A scanner, it notes, captures only a limited snapshot of the place where it is deployed and may not reflect how the broader network is actually configured. It may also lack visibility into the rules operating on routers and switches, making it difficult to reproduce the full logic of how traffic moves across an enterprise system.
The proposed shift is away from static snapshots and toward routine, contextual understanding of networks in real time. That includes knowing how routes truly work, how systems are segmented and how configuration changes may alter risk as they happen.
Segmentation and Meaningful Change Take Centre Stage
The report places segmentation at the core of cyber resilience, arguing that the real test begins once an attacker gains access.
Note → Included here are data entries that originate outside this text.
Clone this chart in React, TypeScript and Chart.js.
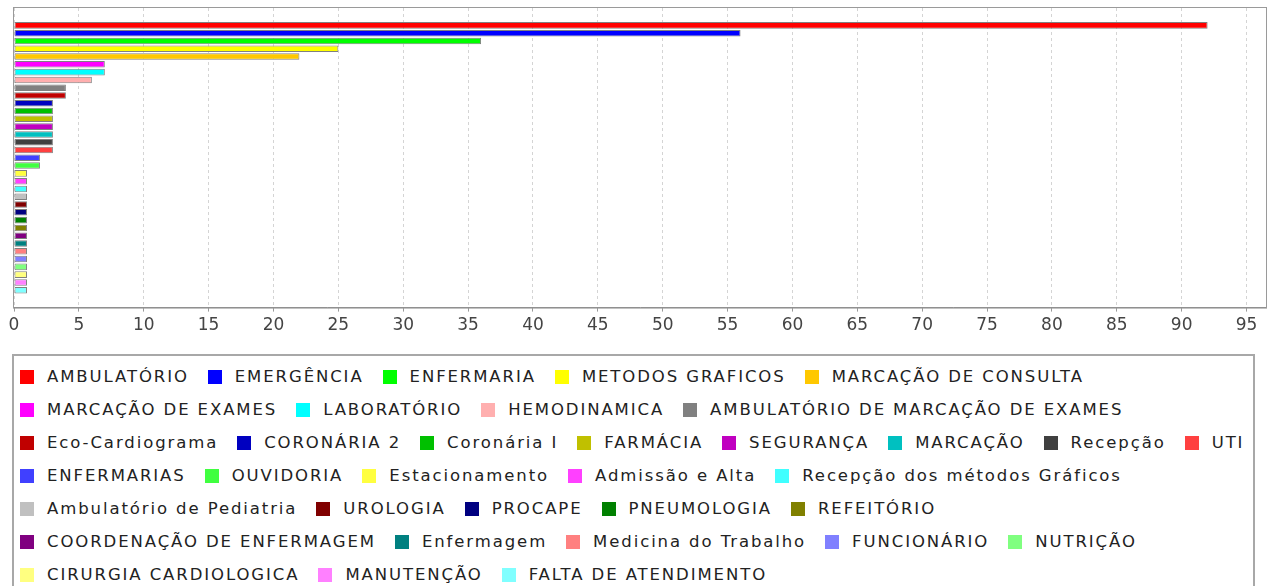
import React, { useEffect, useRef } from "react";
import { Chart, registerables } from "chart.js";

Chart.register(...registerables);

const categoryLabels = [""];

const seriesNames = [
  "AMBULATÓRIO",
  "EMERGÊNCIA",
  "ENFERMARIA",
  "METODOS GRAFICOS",
  "MARCAÇÃO DE CONSULTA",
  "MARCAÇÃO DE EXAMES",
  "LABORATÓRIO",
  "HEMODINAMICA",
  "AMBULATÓRIO DE MARCAÇÃO DE EXAMES",
  "Eco-Cardiograma",
  "CORONÁRIA 2",
  "Coronária I",
  "FARMÁCIA",
  "SEGURANÇA",
  "MARCAÇÃO",
  "Recepção",
  "UTI",
  "ENFERMARIAS",
  "OUVIDORIA",
  "Estacionamento",
  "Admissão e Alta",
  "Recepção dos métodos Gráficos",
  "Ambulatório de Pediatria",
  "UROLOGIA",
  "PROCAPE",
  "PNEUMOLOGIA",
  "REFEITÓRIO",
  "COORDENAÇÃO DE ENFERMAGEM",
  "Enfermagem",
  "Medicina do Trabalho",
  "FUNCIONÁRIO",
  "NUTRIÇÃO",
  "CIRURGIA CARDIOLOGICA",
  "MANUTENÇÃO",
  "FALTA DE ATENDIMENTO",
];

const seriesValues = [
  92, 56, 36, 25, 22, 7, 7, 6, 4, 4, 3, 3, 3, 3, 3, 3, 3, 2, 2,
  1, 1, 1, 1, 1, 1, 1, 1, 1, 1, 1, 1, 1, 1, 1, 1,
];

const seriesColors = [
  "#FF0000", "#0000FF", "#00FF00", "#FFFF00", "#FFC800", "#FF00FF", "#00FFFF",
  "#FFAFAF", "#808080", "#C00000", "#0000C0", "#00C000", "#C0C000", "#C000C0",
  "#00C0C0", "#404040", "#FF4040", "#4040FF", "#40FF40", "#FFFF40", "#FF40FF",
  "#40FFFF", "#C0C0C0", "#800000", "#000080", "#008000", "#808000", "#800080",
  "#008080", "#FF8080", "#8080FF", "#80FF80", "#FFFF80", "#FF80FF", "#80FFFF",
];

const xTickValues = [0, 5, 10, 15, 20, 25, 30, 35, 40, 45, 50, 55, 60, 65, 70, 75, 80, 85, 90, 95];
const xMin = 0;
const xMax = 96.5;

const FONT = "'DejaVu Sans', 'Noto Sans', sans-serif";

export default function App() {
  const canvasRef = useRef<HTMLCanvasElement>(null);

  useEffect(() => {
    const canvas = canvasRef.current;
    if (!canvas) return;

    const plotFrame = {
      id: "plotFrame",
      afterDraw(chart: any) {
        const { ctx, chartArea } = chart;
        ctx.save();
        ctx.strokeStyle = "#9a9a9a";
        ctx.lineWidth = 1;
        ctx.strokeRect(
          chartArea.left - 0.5,
          chartArea.top - 0.5,
          chartArea.right - chartArea.left + 1,
          chartArea.bottom - chartArea.top + 1
        );
        ctx.restore();
      },
    };

    const chart = new Chart(canvas, {
      type: "bar",
      data: {
        labels: categoryLabels,
        datasets: seriesNames.map((name, i) => ({
          label: name,
          data: [seriesValues[i]],
          backgroundColor: seriesColors[i],
          borderColor: "#808080",
          borderWidth: 1,
          borderSkipped: false,
          categoryPercentage: 0.91,
          barPercentage: 0.84,
        })),
      },
      options: {
        indexAxis: "y",
        animation: false,
        responsive: false,
        maintainAspectRatio: false,
        devicePixelRatio: 1,
        layout: { padding: { left: 14, right: 1, top: 8, bottom: 0 } },
        plugins: {
          legend: { display: false },
          tooltip: { enabled: false },
        },
        scales: {
          x: {
            type: "linear",
            min: xMin,
            max: xMax,
            afterBuildTicks: (axis: any) => {
              axis.ticks = xTickValues.map((v) => ({ value: v }));
            },
            ticks: {
              color: "#444444",
              padding: 4,
              maxRotation: 0,
              autoSkip: false,
              font: { family: FONT, size: 17 },
            },
            grid: {
              color: "#d4d4d4",
              lineWidth: 1,
              tickLength: 4,
              tickColor: "#9a9a9a",
              tickBorderDash: [],
            },
            border: { display: true, color: "#8a8a8a", width: 1, dash: [3, 3] },
          },
          y: {
            type: "category",
            display: false,
          },
        },
      },
      plugins: [plotFrame],
    });

    return () => chart.destroy();
  }, []);

  return (
    <div
      style={{
        position: "fixed",
        left: 0,
        top: 0,
        width: 1267,
        height: 586,
        overflow: "hidden",
        background: "#ffffff",
      }}
    >
      <canvas
        ref={canvasRef}
        width={1267}
        height={340}
        style={{ position: "absolute", left: 0, top: 0, width: 1267, height: 340, display: "block" }}
      />
      <div
        style={{
          position: "absolute",
          left: 12,
          top: 354,
          width: 1243,
          height: 250,
          boxSizing: "border-box",
          border: "2px solid #a8a8a8",
          padding: "4px 0 0 6px",
          display: "flex",
          flexWrap: "wrap",
          alignContent: "flex-start",
          columnGap: 19,
          fontFamily: FONT,
          fontSize: 16.5,
          letterSpacing: "1.9px",
          color: "#222222",
        }}
      >
        {seriesNames.map((name, i) => (
          <div
            key={name}
            style={{
              display: "flex",
              alignItems: "center",
              height: 33,
              whiteSpace: "nowrap",
            }}
          >
            <span
              style={{
                display: "inline-block",
                width: 14,
                height: 14,
                background: seriesColors[i],
                marginRight: 13,
              }}
            />
            <span>{name}</span>
          </div>
        ))}
      </div>
    </div>
  );
}
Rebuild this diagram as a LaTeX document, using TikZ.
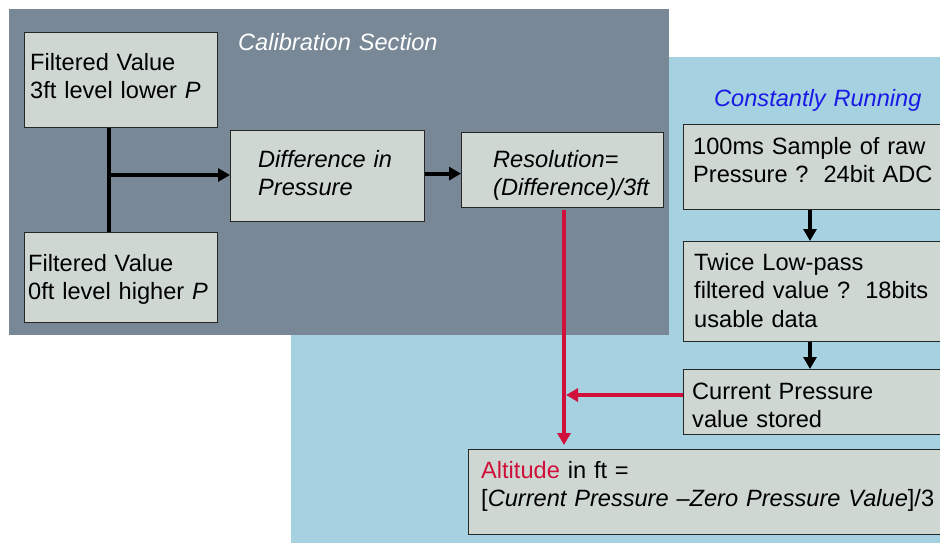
\documentclass[tikz,border=0pt]{standalone}
\usepackage{fontspec}
\setmainfont{Liberation Sans}
\usetikzlibrary{arrows.meta}
\definecolor{panelgray}{RGB}{120,136,150}
\definecolor{panelblue}{RGB}{165,209,225}
\definecolor{boxfill}{RGB}{206,215,210}
\definecolor{altred}{RGB}{208,16,58}
\definecolor{runblue}{RGB}{25,25,230}
\begin{document}
\begin{tikzpicture}[x=1pt,y=-1pt,
  box/.style={draw=black!85, line width=1.2pt, fill=boxfill, inner sep=0pt, anchor=north west},
  txt/.style={anchor=base west, inner sep=0pt, text width=470pt, align=left,
              font=\fontsize{23.6pt}{28.7pt}\selectfont},
  blk/.style={line width=4.2pt, -{Triangle[length=12pt,width=13pt]}},
  redarr/.style={draw=altred, line width=4pt, -{Triangle[length=12pt,width=13pt]}}]
\useasboundingbox (0,0) rectangle (940,542);
\clip (0,0) rectangle (940,542);
% panels
\fill[panelblue] (291,57) rectangle (960,560);
\fill[panelgray] (9,9) rectangle (669,335);
% boxes
\node[box, minimum width=193pt, minimum height=95pt] (bA) at (24,32) {};
\node[box, minimum width=193pt, minimum height=90pt] (bB) at (24,232) {};
\node[box, minimum width=194pt, minimum height=91pt] (bD) at (230,130) {};
\node[box, minimum width=202pt, minimum height=75pt] (bR) at (461,132) {};
\node[box, minimum width=280pt, minimum height=85pt] (b1) at (683,124) {};
\node[box, minimum width=280pt, minimum height=100pt] (b2) at (683,241) {};
\node[box, minimum width=280pt, minimum height=65pt] (b3) at (683,369) {};
\node[box, minimum width=500pt, minimum height=85pt] (bAlt) at (468,449) {};
% texts
\node[txt, text=white, font=\fontsize{23.6pt}{28.7pt}\selectfont\itshape] (tCal) at (238,50) {Calibration Section};
\node[txt, text=runblue, font=\fontsize{23.6pt}{28.7pt}\selectfont\itshape] (tRun) at (714,106) {Constantly Running};
\node[txt] (tA) at (30,70) {Filtered Value\\3ft level lower \textit{P}};
\node[txt] (tB) at (28,271) {Filtered Value\\0ft level higher \textit{P}};
\node[txt, font=\fontsize{23.6pt}{28.7pt}\selectfont\itshape] (tD) at (258,167) {Difference in\\Pressure};
\node[txt, font=\fontsize{23.6pt}{28.7pt}\selectfont\itshape] (tR) at (493,167) {Resolution=\\(Difference)/3ft};
\node[txt] (t1) at (693,154) {100ms Sample of raw\\Pressure ?\hspace{15pt}24bit ADC};
\node[txt] (t2) at (694,270) {Twice Low-pass\\filtered value ?\hspace{15pt}18bits\\usable data};
\node[txt] (t3) at (692,399) {Current Pressure\\value stored};
\node[txt] (tAlt) at (481,478) {\textcolor{altred}{Altitude} in ft =\\{[}\textit{Current Pressure –Zero Pressure Value}{]}/3};
% connectors
\coordinate (jn) at (109,175);
\draw[line width=3.5pt] (jn |- bA.south) -- (jn |- bB.north);
\draw[blk] (jn) -- (jn -| bD.west);
\draw[blk] ([yshift=2.5pt]bD.east) -- ([yshift=2.5pt]bD.east -| bR.west);
\coordinate (bv) at (810,0);
\draw[blk] (bv |- b1.south) -- (bv |- b2.north);
\draw[blk] (bv |- b2.south) -- (bv |- b3.north);
\coordinate (rv) at (564,0);
\draw[redarr, shorten <=2pt, shorten >=4pt] (rv |- bR.south) -- (rv |- bAlt.north);
\coordinate (rj) at (566,395);
\draw[redarr] (b3.west |- rj) -- (rj);
\end{tikzpicture}
\end{document}
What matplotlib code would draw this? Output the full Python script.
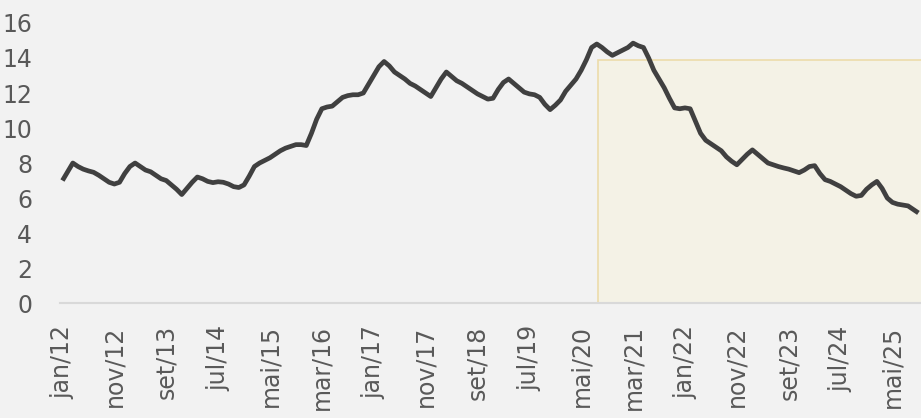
import matplotlib
matplotlib.use("Agg")
import matplotlib.pyplot as plt
from matplotlib.patches import Rectangle

# monthly series, jan/12 .. out/25
values = [
    7.0, 7.5, 8.0, 7.8, 7.65, 7.55, 7.47, 7.3, 7.1, 6.9,
    6.8, 6.9, 7.4, 7.8, 8.0, 7.8, 7.6, 7.5, 7.3, 7.1,
    7.0, 6.75, 6.5, 6.2, 6.55, 6.9, 7.2, 7.1, 6.95, 6.88,
    6.93, 6.9, 6.8, 6.65, 6.6, 6.75, 7.25, 7.8, 8.0, 8.15,
    8.3, 8.5, 8.7, 8.85, 8.95, 9.05, 9.05, 9.0, 9.7, 10.5,
    11.1, 11.2, 11.25, 11.5, 11.75, 11.85, 11.9, 11.9, 12.0, 12.5,
    13.0, 13.5, 13.8, 13.55, 13.2, 13.0, 12.8, 12.55, 12.4, 12.2,
    12.0, 11.8, 12.3, 12.8, 13.2, 12.95, 12.7, 12.55, 12.35, 12.15,
    11.95, 11.8, 11.65, 11.7, 12.2, 12.6, 12.8, 12.55, 12.3, 12.05,
    11.95, 11.9, 11.75, 11.35, 11.05, 11.3, 11.6, 12.1, 12.45, 12.8,
    13.3, 13.9, 14.6, 14.8, 14.6, 14.35, 14.15, 14.3, 14.45, 14.6,
    14.85, 14.7, 14.6, 14.0, 13.3, 12.8, 12.3, 11.7, 11.15, 11.1,
    11.15, 11.1, 10.4, 9.7, 9.3, 9.1, 8.9, 8.7, 8.35, 8.1,
    7.9, 8.2, 8.5, 8.75, 8.5, 8.25, 8.0, 7.9, 7.8, 7.72,
    7.65, 7.55, 7.45, 7.6, 7.8, 7.85, 7.4, 7.05, 6.95, 6.8,
    6.65, 6.45, 6.25, 6.1, 6.15, 6.5, 6.75, 6.95, 6.55, 6.0,
    5.75, 5.65, 5.6, 5.55, 5.35, 5.15,
]
tick_labels = ["jan/12", "nov/12", "set/13", "jul/14", "mai/15", "mar/16",
               "jan/17", "nov/17", "set/18", "jul/19", "mai/20", "mar/21",
               "jan/22", "nov/22", "set/23", "jul/24", "mai/25"]
highlight_start = 103.2   # month index where the shaded box starts
highlight_top = 13.9

bg = "#f2f2f2"
txt = "#595959"

fig = plt.figure(figsize=(9.21, 4.18), dpi=100, facecolor=bg)
ax = fig.add_axes([0.065, 0.275, 0.935, 0.67], facecolor=bg)

x = list(range(len(values)))
ax.add_patch(Rectangle((highlight_start, 0), len(values) - highlight_start + 2, highlight_top,
                       facecolor="#f4f2e6", edgecolor="#ecdcaa", linewidth=1.2, zorder=1))
ax.plot(x, values, color="#404040", linewidth=3.4, solid_joinstyle="round",
        solid_capstyle="butt", zorder=3)

ax.set_xlim(-0.5, 165.5)
ax.set_ylim(0, 16)
ax.set_yticks(range(0, 17, 2))
ax.set_xticks(range(0, 10 * len(tick_labels), 10))
ax.set_xticklabels(tick_labels, rotation=90)

for s in ["top", "right", "left"]:
    ax.spines[s].set_visible(False)
ax.spines["bottom"].set_color("#d9d9d9")
ax.spines["bottom"].set_linewidth(1.5)
ax.spines["bottom"].set_zorder(2)
ax.tick_params(axis="both", length=0, labelsize=17, labelcolor=txt)
ax.tick_params(axis="y", pad=20)
ax.tick_params(axis="x", pad=16)

fig.savefig("out.png", dpi=100, facecolor=bg)
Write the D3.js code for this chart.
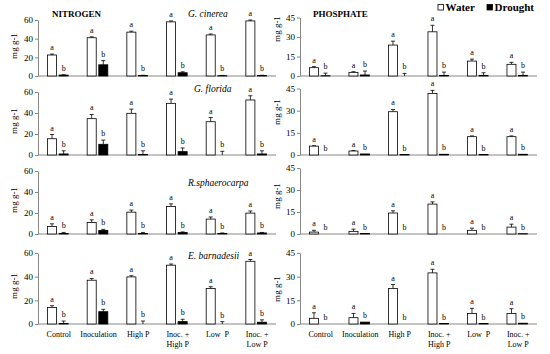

In that view, the question is no longer only whether an intrusion occurs, but how far an attacker can move once inside a network.
Proper segmentation is presented as a way to contain the blast radius of a breach. If firewalls and switches are configured correctly, an attacker who penetrates the perimeter can be restricted to a limited part of the network rather than moving freely across it. That makes resilience less about detecting activity after the fact and more about reducing the pathways available for damage.
AI is positioned here as most useful when it helps map critical assets, prioritize potential attack paths and detect meaningful changes that may create new exposure. Behavioral analytics is also highlighted as important, especially in identifying unexpected modifications such as a firewall change made in the middle of the night.
The broader conclusion is that cyber resilience in the AI era is moving beyond response and recovery. It is increasingly being defined by continuous visibility, tighter governance, better segmentation and a stronger ability to identify and close exploitable routes before attackers can use them.